§ **DATA SECTION**:
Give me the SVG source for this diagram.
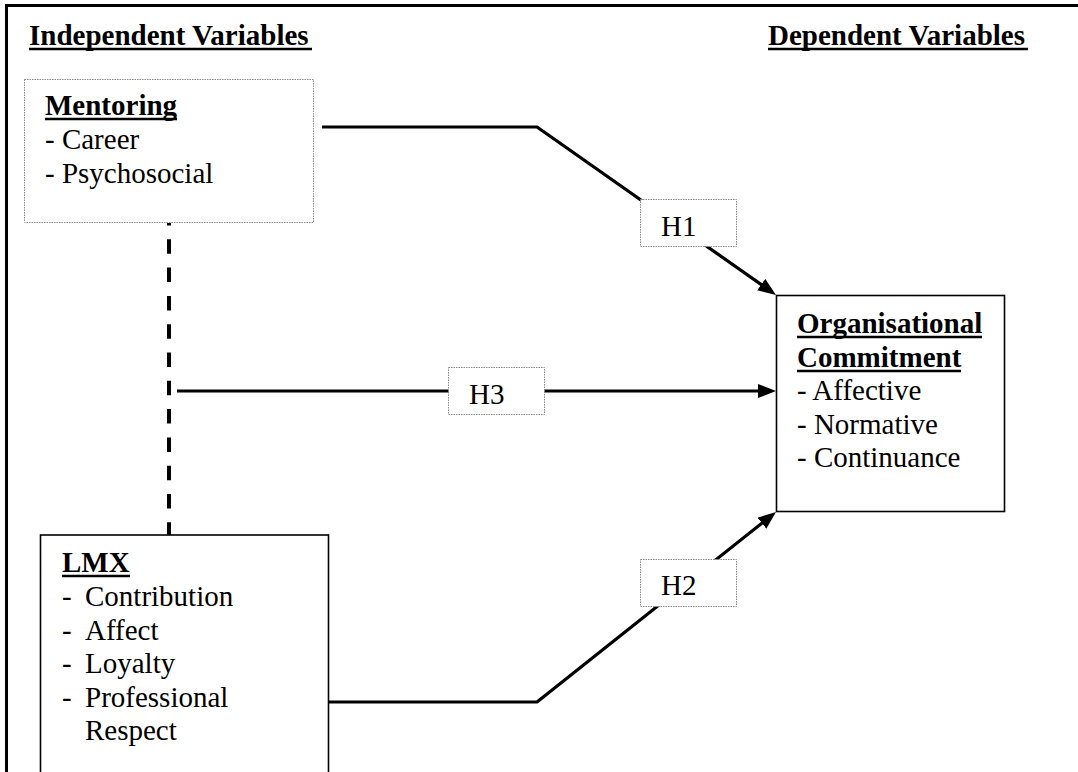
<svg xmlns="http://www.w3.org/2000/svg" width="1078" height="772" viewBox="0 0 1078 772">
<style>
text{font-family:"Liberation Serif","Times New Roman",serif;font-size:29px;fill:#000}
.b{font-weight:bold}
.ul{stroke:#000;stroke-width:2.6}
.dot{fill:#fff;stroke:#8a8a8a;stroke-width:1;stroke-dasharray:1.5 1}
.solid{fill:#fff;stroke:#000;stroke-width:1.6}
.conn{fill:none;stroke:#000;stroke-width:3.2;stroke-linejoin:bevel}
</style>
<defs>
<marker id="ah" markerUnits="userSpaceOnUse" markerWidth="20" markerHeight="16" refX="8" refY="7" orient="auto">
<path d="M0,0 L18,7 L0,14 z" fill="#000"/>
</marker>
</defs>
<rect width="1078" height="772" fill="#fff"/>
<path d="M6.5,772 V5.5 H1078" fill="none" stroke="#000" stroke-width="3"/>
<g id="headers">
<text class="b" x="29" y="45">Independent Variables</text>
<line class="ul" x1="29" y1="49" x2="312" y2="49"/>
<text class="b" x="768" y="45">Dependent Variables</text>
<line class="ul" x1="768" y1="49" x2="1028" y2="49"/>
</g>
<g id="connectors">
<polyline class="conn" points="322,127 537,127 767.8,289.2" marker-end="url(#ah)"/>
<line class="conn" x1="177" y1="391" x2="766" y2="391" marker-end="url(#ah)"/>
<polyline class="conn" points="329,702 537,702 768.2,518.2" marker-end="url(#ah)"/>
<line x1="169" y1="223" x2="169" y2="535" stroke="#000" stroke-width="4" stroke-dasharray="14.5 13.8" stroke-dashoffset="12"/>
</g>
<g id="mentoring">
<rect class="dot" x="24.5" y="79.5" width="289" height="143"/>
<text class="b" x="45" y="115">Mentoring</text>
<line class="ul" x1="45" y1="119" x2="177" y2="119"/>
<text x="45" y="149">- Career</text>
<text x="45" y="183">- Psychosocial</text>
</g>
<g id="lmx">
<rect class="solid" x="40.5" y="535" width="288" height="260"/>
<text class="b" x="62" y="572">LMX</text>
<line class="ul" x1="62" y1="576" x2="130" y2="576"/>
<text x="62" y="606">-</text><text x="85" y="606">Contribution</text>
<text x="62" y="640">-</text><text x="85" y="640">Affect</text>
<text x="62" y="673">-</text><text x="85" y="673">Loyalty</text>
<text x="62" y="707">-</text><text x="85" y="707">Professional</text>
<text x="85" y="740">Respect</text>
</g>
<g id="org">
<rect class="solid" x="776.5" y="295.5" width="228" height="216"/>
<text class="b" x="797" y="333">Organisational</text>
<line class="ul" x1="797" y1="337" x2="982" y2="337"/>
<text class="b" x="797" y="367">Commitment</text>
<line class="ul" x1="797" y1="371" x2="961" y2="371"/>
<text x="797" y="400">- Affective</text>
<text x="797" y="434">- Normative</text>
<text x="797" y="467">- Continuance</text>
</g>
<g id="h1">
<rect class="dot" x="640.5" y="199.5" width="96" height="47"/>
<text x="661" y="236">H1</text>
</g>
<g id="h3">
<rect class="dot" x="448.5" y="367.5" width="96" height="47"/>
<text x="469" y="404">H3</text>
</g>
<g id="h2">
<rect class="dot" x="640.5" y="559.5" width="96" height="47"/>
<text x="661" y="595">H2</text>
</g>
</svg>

§ **WRITTEN INSTRUCTION**: From the data above, write out everything exactly except the pictures.

§ **RESPONSE TO THIS TASK**:
Give me the SVG source for this diagram.
<svg xmlns="http://www.w3.org/2000/svg" width="1078" height="772" viewBox="0 0 1078 772">
<style>
text{font-family:"Liberation Serif","Times New Roman",serif;font-size:29px;fill:#000}
.b{font-weight:bold}
.ul{stroke:#000;stroke-width:2.6}
.dot{fill:#fff;stroke:#8a8a8a;stroke-width:1;stroke-dasharray:1.5 1}
.solid{fill:#fff;stroke:#000;stroke-width:1.6}
.conn{fill:none;stroke:#000;stroke-width:3.2;stroke-linejoin:bevel}
</style>
<defs>
<marker id="ah" markerUnits="userSpaceOnUse" markerWidth="20" markerHeight="16" refX="8" refY="7" orient="auto">
<path d="M0,0 L18,7 L0,14 z" fill="#000"/>
</marker>
</defs>
<rect width="1078" height="772" fill="#fff"/>
<path d="M6.5,772 V5.5 H1078" fill="none" stroke="#000" stroke-width="3"/>
<g id="headers">
<text class="b" x="29" y="45">Independent Variables</text>
<line class="ul" x1="29" y1="49" x2="312" y2="49"/>
<text class="b" x="768" y="45">Dependent Variables</text>
<line class="ul" x1="768" y1="49" x2="1028" y2="49"/>
</g>
<g id="connectors">
<polyline class="conn" points="322,127 537,127 767.8,289.2" marker-end="url(#ah)"/>
<line class="conn" x1="177" y1="391" x2="766" y2="391" marker-end="url(#ah)"/>
<polyline class="conn" points="329,702 537,702 768.2,518.2" marker-end="url(#ah)"/>
<line x1="169" y1="223" x2="169" y2="535" stroke="#000" stroke-width="4" stroke-dasharray="14.5 13.8" stroke-dashoffset="12"/>
</g>
<g id="mentoring">
<rect class="dot" x="24.5" y="79.5" width="289" height="143"/>
<text class="b" x="45" y="115">Mentoring</text>
<line class="ul" x1="45" y1="119" x2="177" y2="119"/>
<text x="45" y="149">- Career</text>
<text x="45" y="183">- Psychosocial</text>
</g>
<g id="lmx">
<rect class="solid" x="40.5" y="535" width="288" height="260"/>
<text class="b" x="62" y="572">LMX</text>
<line class="ul" x1="62" y1="576" x2="130" y2="576"/>
<text x="62" y="606">-</text><text x="85" y="606">Contribution</text>
<text x="62" y="640">-</text><text x="85" y="640">Affect</text>
<text x="62" y="673">-</text><text x="85" y="673">Loyalty</text>
<text x="62" y="707">-</text><text x="85" y="707">Professional</text>
<text x="85" y="740">Respect</text>
</g>
<g id="org">
<rect class="solid" x="776.5" y="295.5" width="228" height="216"/>
<text class="b" x="797" y="333">Organisational</text>
<line class="ul" x1="797" y1="337" x2="982" y2="337"/>
<text class="b" x="797" y="367">Commitment</text>
<line class="ul" x1="797" y1="371" x2="961" y2="371"/>
<text x="797" y="400">- Affective</text>
<text x="797" y="434">- Normative</text>
<text x="797" y="467">- Continuance</text>
</g>
<g id="h1">
<rect class="dot" x="640.5" y="199.5" width="96" height="47"/>
<text x="661" y="236">H1</text>
</g>
<g id="h3">
<rect class="dot" x="448.5" y="367.5" width="96" height="47"/>
<text x="469" y="404">H3</text>
</g>
<g id="h2">
<rect class="dot" x="640.5" y="559.5" width="96" height="47"/>
<text x="661" y="595">H2</text>
</g>
</svg>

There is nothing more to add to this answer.